You can check the full document on today's WSJ

13 Comments
 

Bankers at beauty parades for IPO roles are like WSO kids approaching summer intern interviews. Both are so desperate for the gig, they end up making ridiculous conclusions about how they can find some edge/"make a connection".

Those who can, do. Those who can't, post threads about how to do it on WSO.
 

Easier to blame losing a pitch on "wearing the wrong clothing" than admitting your pitch was crap.

Those who can, do. Those who can't, post threads about how to do it on WSO.
 
Best Response

Actually it came from the client. Read the article next time.

"Fashion faux pas can be costly. Karen Goodman, a managing director at Financo, recalls driving to a pitch to sell a business for a different shoe retailer. Ms. Goodman says she usually wears the products of the client she is pitching. But on her drive over to the meeting, she realized she had on a competitor's kicks.

"It was 8 a.m. and stores weren't open," she laments.
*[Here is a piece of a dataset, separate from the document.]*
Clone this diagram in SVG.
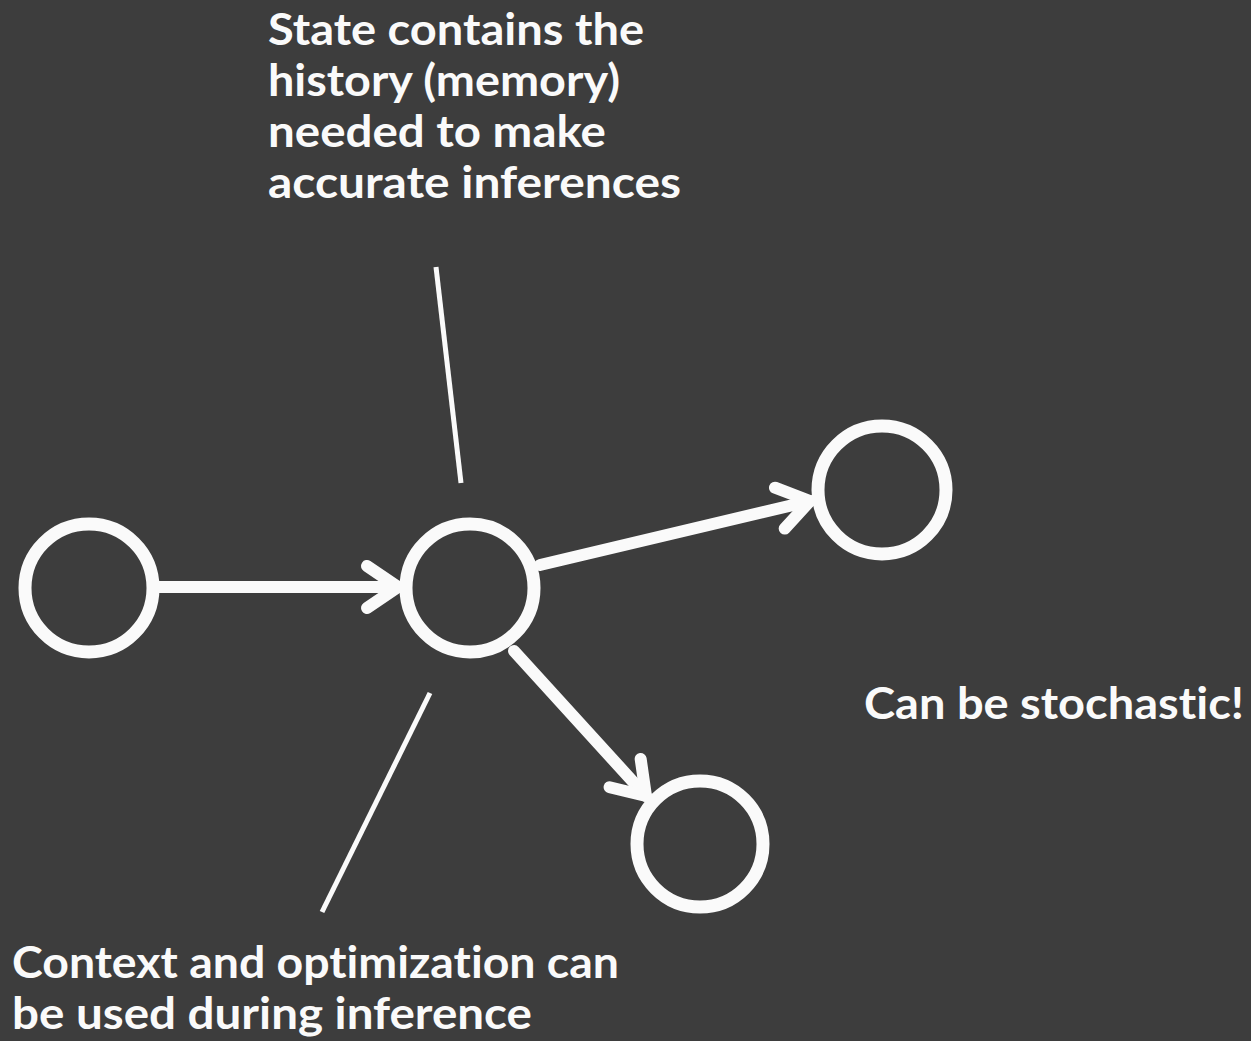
<svg xmlns="http://www.w3.org/2000/svg" width="1251" height="1041" viewBox="0 0 1251 1041">
  <style>
    .node { fill: none; stroke: #fafafa; stroke-width: 13; }
    .edge { fill: none; stroke: #fafafa; stroke-width: 12; stroke-linecap: round; }
    .pointer { fill: none; stroke: #fafafa; stroke-width: 5; }
    .label { fill: #fafafa; font-family: "Lato", "Open Sans", "Liberation Sans", sans-serif; font-weight: 700; font-size: 43px; font-variant-ligatures: none; font-feature-settings: "liga" 0, "clig" 0; }
  </style>
  <defs>
    <marker id="chevron" markerUnits="userSpaceOnUse" markerWidth="80" markerHeight="80" viewBox="-40 -40 80 80" refX="0" refY="0" orient="auto" overflow="visible">
      <path d="M -31 -21 L 0 0 L -31 21" fill="none" stroke="#fafafa" stroke-width="12" stroke-linecap="round" stroke-linejoin="round"/>
    </marker>
  </defs>

  <rect width="1251" height="1041" fill="#3d3d3d"/>

  <!-- connectors -->
  <g id="connectors">
    <line class="edge" x1="158" y1="587" x2="398" y2="587" marker-end="url(#chevron)"/>
    <line class="edge" x1="540" y1="565" x2="810" y2="501" marker-end="url(#chevron)"/>
    <line class="edge" x1="514" y1="651" x2="646" y2="796" marker-end="url(#chevron)"/>
    <line class="pointer" x1="436" y1="267" x2="461" y2="483"/>
    <line class="pointer" x1="430" y1="693" x2="322" y2="912"/>
  </g>

  <!-- nodes -->
  <g id="node-start">
    <circle class="node" cx="89" cy="588" r="64"/>
  </g>
  <g id="node-state">
    <circle class="node" cx="470" cy="588" r="64"/>
  </g>
  <g id="node-upper">
    <circle class="node" cx="882" cy="490" r="64"/>
  </g>
  <g id="node-lower">
    <circle class="node" cx="700" cy="844" r="63"/>
  </g>

  <!-- annotations -->
  <g id="label-state">
    <text class="label" x="268" y="45" textLength="376" lengthAdjust="spacingAndGlyphs">State contains the</text>
    <text class="label" x="268" y="96" textLength="352" lengthAdjust="spacingAndGlyphs">history (memory)</text>
    <text class="label" x="268" y="147" textLength="338" lengthAdjust="spacingAndGlyphs">needed to make</text>
    <text class="label" x="268" y="198" textLength="413" lengthAdjust="spacingAndGlyphs">accurate inferences</text>
  </g>
  <g id="label-context">
    <text class="label" x="12" y="978" textLength="607" lengthAdjust="spacingAndGlyphs">Context and optimization can</text>
    <text class="label" x="12" y="1029" textLength="520" lengthAdjust="spacingAndGlyphs">be used during inference</text>
  </g>
  <g id="label-stochastic">
    <text class="label" x="864" y="719" textLength="380" lengthAdjust="spacingAndGlyphs">Can be stochastic!</text>
  </g>
</svg>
Financo lost the deal to a competitor and later learned, from a board member, that the snub had to do with the not-so-fancy footwork."

 

Bankers often lie. Particularly about this sort of thing.
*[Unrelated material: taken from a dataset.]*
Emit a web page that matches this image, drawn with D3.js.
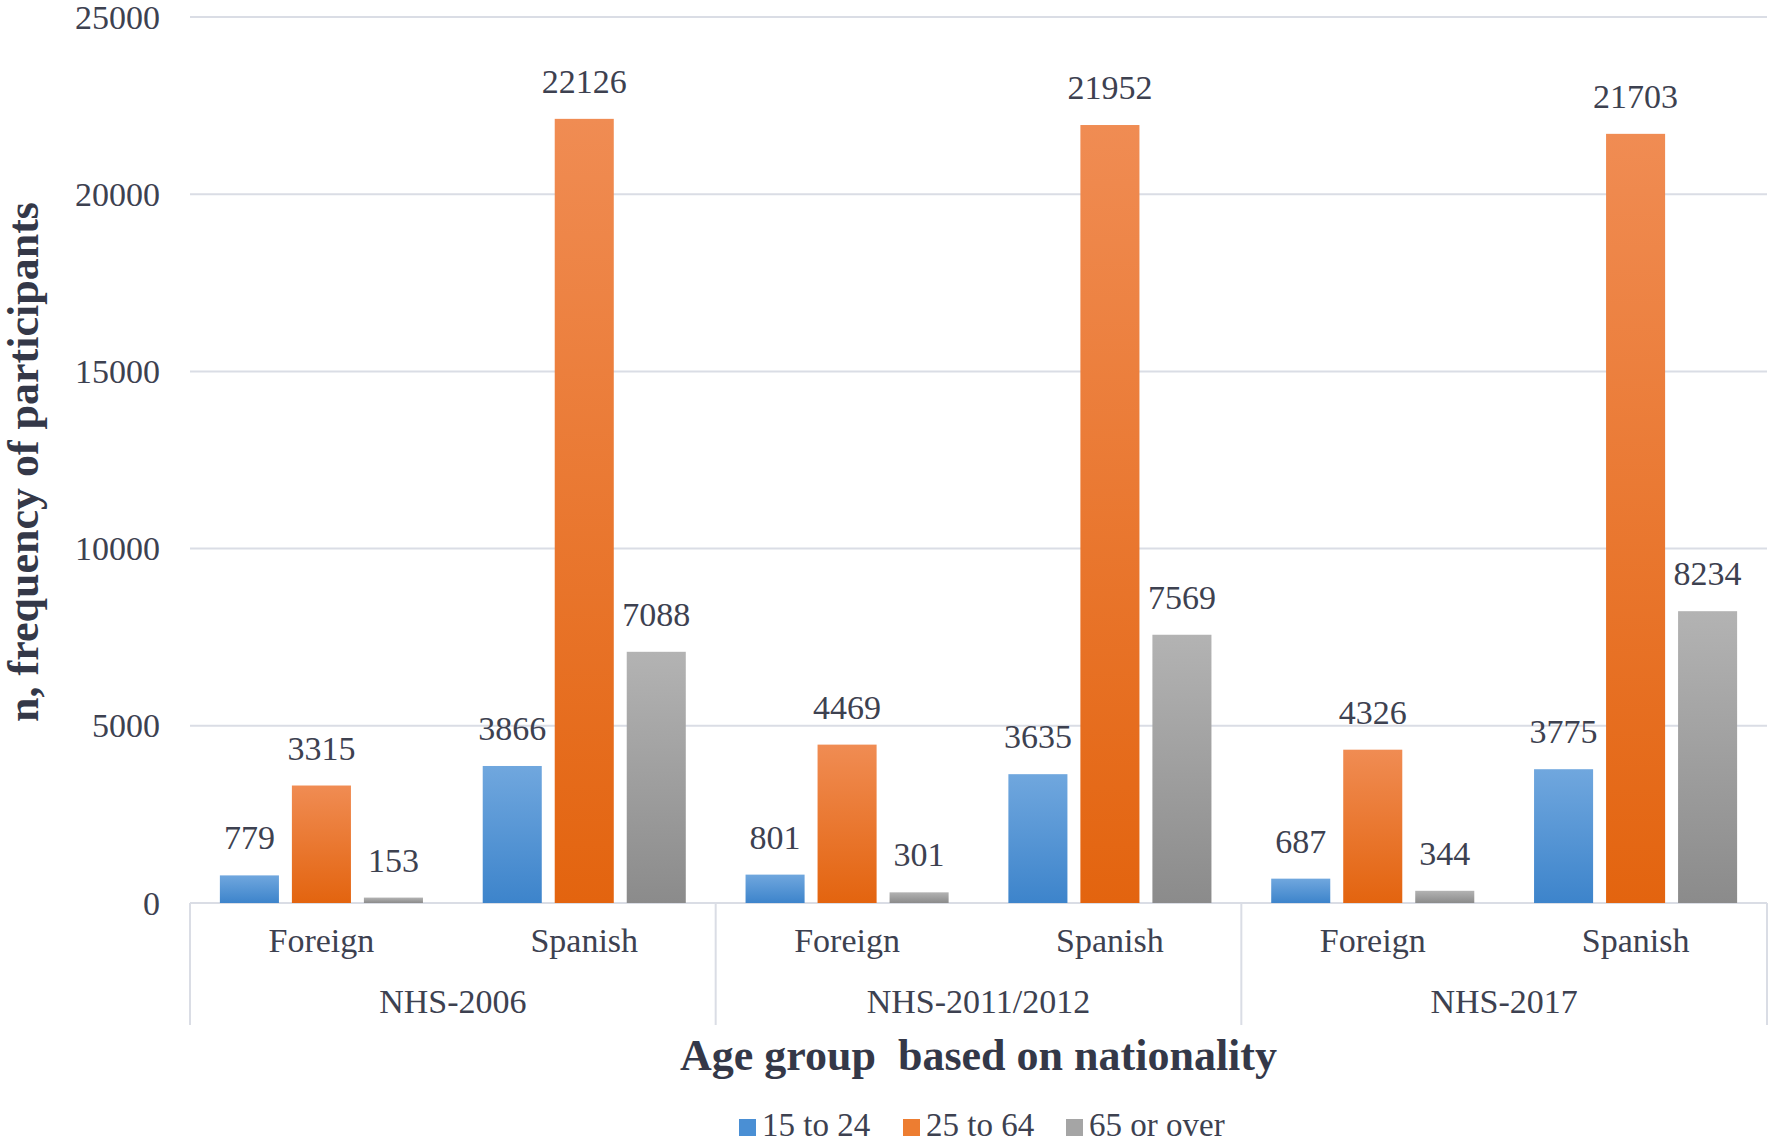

Those who can, do. Those who can't, post threads about how to do it on WSO.
 

I don't see the push back here. This is beyond obvious.

You aren't winning deals because of the best pitchbook. Everyone basically has the same ideas / numbers - its not rocket science. Its about connect with the management and making the feel comfortable around your team. I'd much rather have a guy selling my company/product that understands it than someone that doesn't.

 

In William Cohan's Money and Power: How Goldman Sachs Came to Rule the World, he tells a story about how Hank Paulson got on his knees and begged Christopher Flowers (Head of a Japanese Bank) to be a part of the firms IPO. Flowers apparently looked at him said no and shut the door in his face

 

We acquired a company whose main clients were the big cell phone companies and during dd and beyond when we wanted to meet with top execs at the mobile operators our portfolio company told us just do not show up at T with a VZ phone and they just had extras sitting around that they have to us. But I'd kill myself before I put on yoga pants for a meeting. Switching cell phones is one thing but no yoga pants, ever. There isn't an underwriting or m&a few that's large enough.